COMPANY RESEARCH RESOURCES

  • Examine the company’s profile.
  • Look at trade journals that mention the company.
  • Review the company’s website(s) – especially employee message boards.
  • Browse relevant trade group sites.
  • Talk with people you know who work, or have worked, at the company.
  • Read any business articles you can find written about the company.
  • If it’s a publicly traded company, examine its investor information. An annual report, for instance, will provide you with a wealth of information.
  • Go to job fairs to learn about the company.
  • Attend any expos, conferences, training sessions, seminars and trade briefings that the company may conduct.
  • Go to your university career center and read as much as you can about the company.
  • Ask your professors and your placement officers, and other people you respect, about companies.

POSITION RESEARCH

Typically, there is not as much information available on specific job positions as on entire companies. To uncover the relevant information, you just may need to get creative. Some good ways to start are to:
  • Call the company and ask.
  • Ask your third-party recruiter, if you are working with one, get you the information.
  • Look at the company’s employee message board.
  • Have a friend or acquaintance who works at the company supply the information to you.
  • Review the job description on the Internet.

Understanding You Have Skills IT Employers Need

Before even considering approaching potential employers, you must first strive to understand your skills. Set aside some time—approximately two or three hours—to sit down and simply consider yourself. to begin, ask yourself the following questions and record your responses.

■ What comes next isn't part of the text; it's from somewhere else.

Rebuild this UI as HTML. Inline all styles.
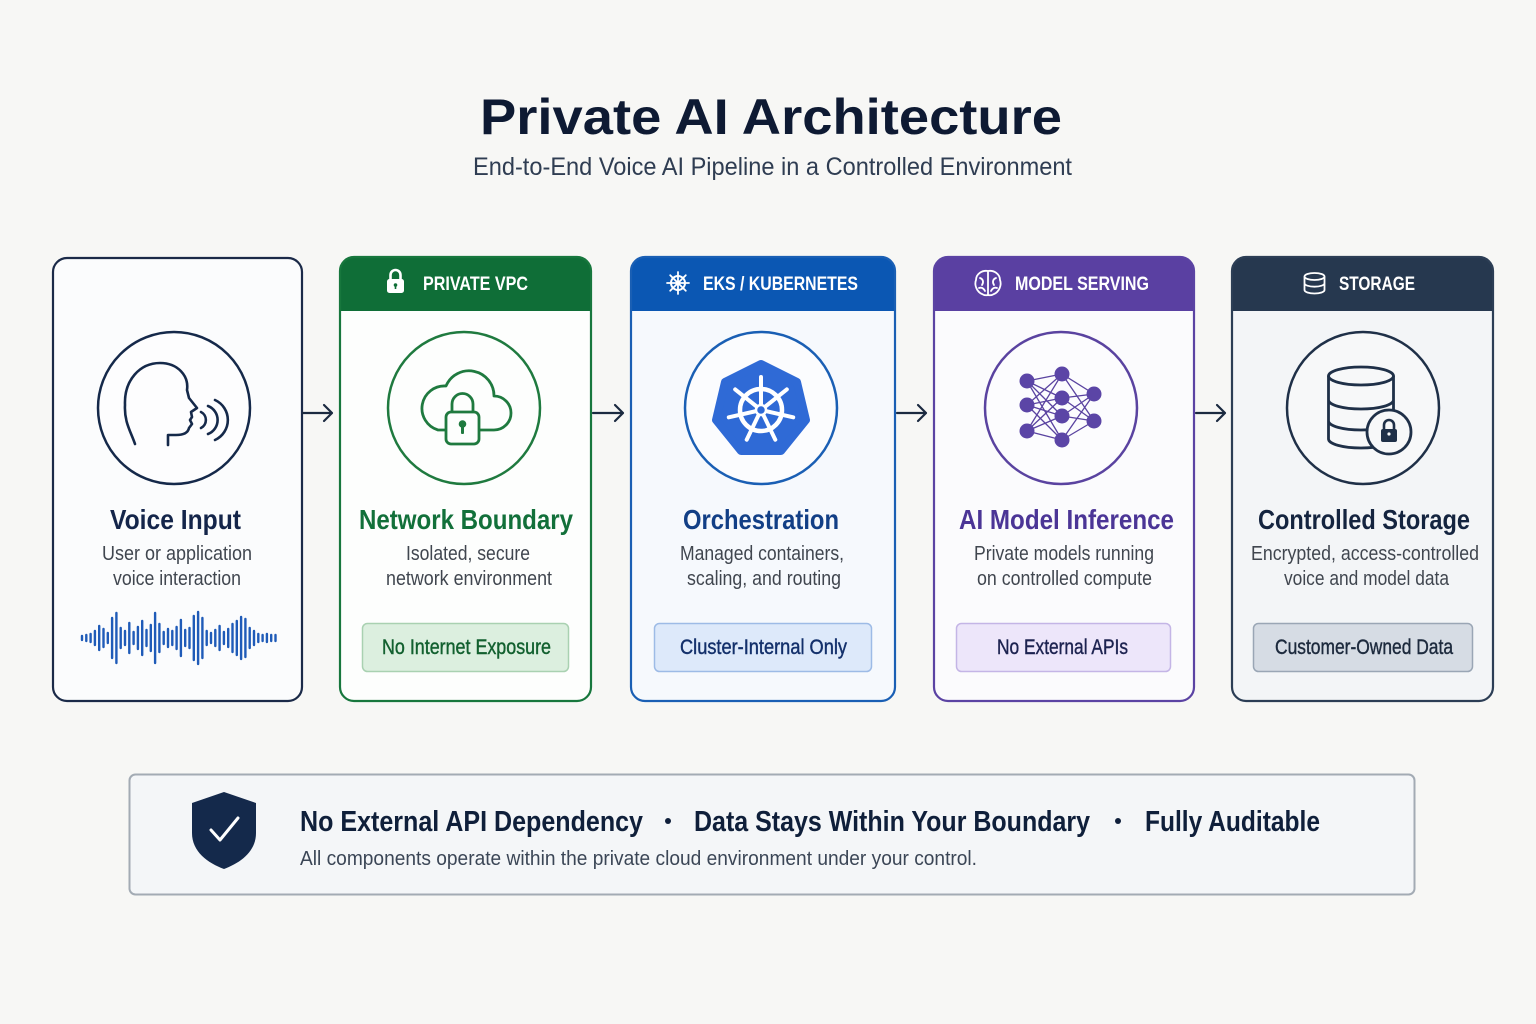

WHAT SKILLS AND OPERATIONAL ABILITIES DO I HAVE?

Technical Skills
Assess all of your technical skills including hardware, operating systems, network operating systems, networking, web development, web design, development, database development, database administration, telecom, applications, engineering, systems analysis, quality assurance, helpdesk and any other relevant technical skills.
Management Skills
Assess all of your management skills.
“Soft Skills”
Soft skills consist of your communication and other non-technical skills, including: your ability to communicate with people such as other members of your team, customers and management. These are skills that can set you apart from the crowd. Examples of soft skills are:
Written Communication skills
Your ability to clearly communicate your thoughts in written documents such as an email, letter, project proposal, progress report or application documentation.
Verbal Communication skills
Your ability to clearly communicate thoughts in conversations with people such as your supervisor, a customer or team member, and to groups of people.
Project management skills
Your ability to define, plan, organize, control and execute a range of complex interrelated tasks.
Presentation skills
Your ability to communicate a concept, speech or proposal clearly and succinctly to an audience.
Sales skills
Your ability to sell and convince others, whether it concerns an idea you have, your suitability for your next position, pitching an internal project, or selling to a client.
Meeting skills
Your ability to manage and facilitate orderly and efficient group interactions.
Leadership skills
Your ability to drive a project and team forward, by reaching consensus up and down the corporate hierarchy, directing the project managers, and properly allocating resources.
Problem solving skills
Your ability to efficiently and powerfully analyze and resolve problems and challenges.
Customer service skills
Your ability to meet the needs of customers in a way that creates or increases their loyalty to your company.
Self-direction skills
Your ability to take responsibility for a task and accomplish it in an efficient and logical way, requiring minimal leadership from your superiors.
Teamwork skills
Your ability to build a team and perform effectively as a team player while completing tasks and projects.
Management
Your ability to manage a group and mentor others.
Foreign Language
Your ability to speak or write in other languages is very valuable in the increasing global field of IT.
Vendor Management skills
Your ability to deal with and handle vendors from a cost and direction perspective.
Marketing skills
Your ability to think creatively about how to position products
Product Development skills
Your ability to direct the creation of new products and services, and to develop new applications for existing ones.
Financial/Business Modeling skills
Your ability to look at a business as a whole from a financial and a business perspective and to use your understanding to predict the impact of different alternative strategies and tactics.

WHAT ARE ALL THE JOBS I HAVE HAD AND WHAT IS MY RELEVANT WORK EXPERIENCE?

The exercise requires you to write a list of every position you have held at every company at which you’ve worked, including the title and dates of each. Next, summarize your primary responsibilities and accomplishments for each position.
If you cannot remember the details of your work history, conduct some research; look at old pay records, old job offer letters, even call former employers’ human resources offices.
Finally, review this newly minted Work History document with the stated requirements of the job position(s) for which you will applying. Look at each past job position, making notes on or highlighting the skills and requirements of each which best show you would be an excellent hire for the new position(s) which you will soon be pursuing.

Standing Out From the Crowd

Just like writing great code, writing a great résumé is as much an art as it is a science. A great IT résumé needs to do four things:
  1. It needs to get you noticed by the right company with the right opportunity for you.
  2. It needs to properly market you to that company.
  3. It needs to clear the screening process of the HR Recruiter, so you can receive the serious and deliberative consideration of the Hiring Manager.
  4. It needs to help you to get you an interview.

GETTING NOTICED

To get noticed and standout from the crowd, you need to follow two simple rules when preparing your résumé:
  • Believe in yourself and your abilities. Be confident! You will never get noticed unless you recognize your confidence, competitive nature and self-assuredness and let it show in the way you discuss youself, your skills, and your experience in writing. Having prepared your Skills and Experience Work History notes, you should be confident that you have skills and experience any company would be lucky to get.
  • Work to shape and manage your public image. Temporarily suppress your sense of modesty. Do not undersell yourself. Do not be ashamed or nervous about exhibiting a little pride. This can be counter-instinctual, but you can learn how to self-market.
It is important to remember and follow these two rules as you prepare your résumé.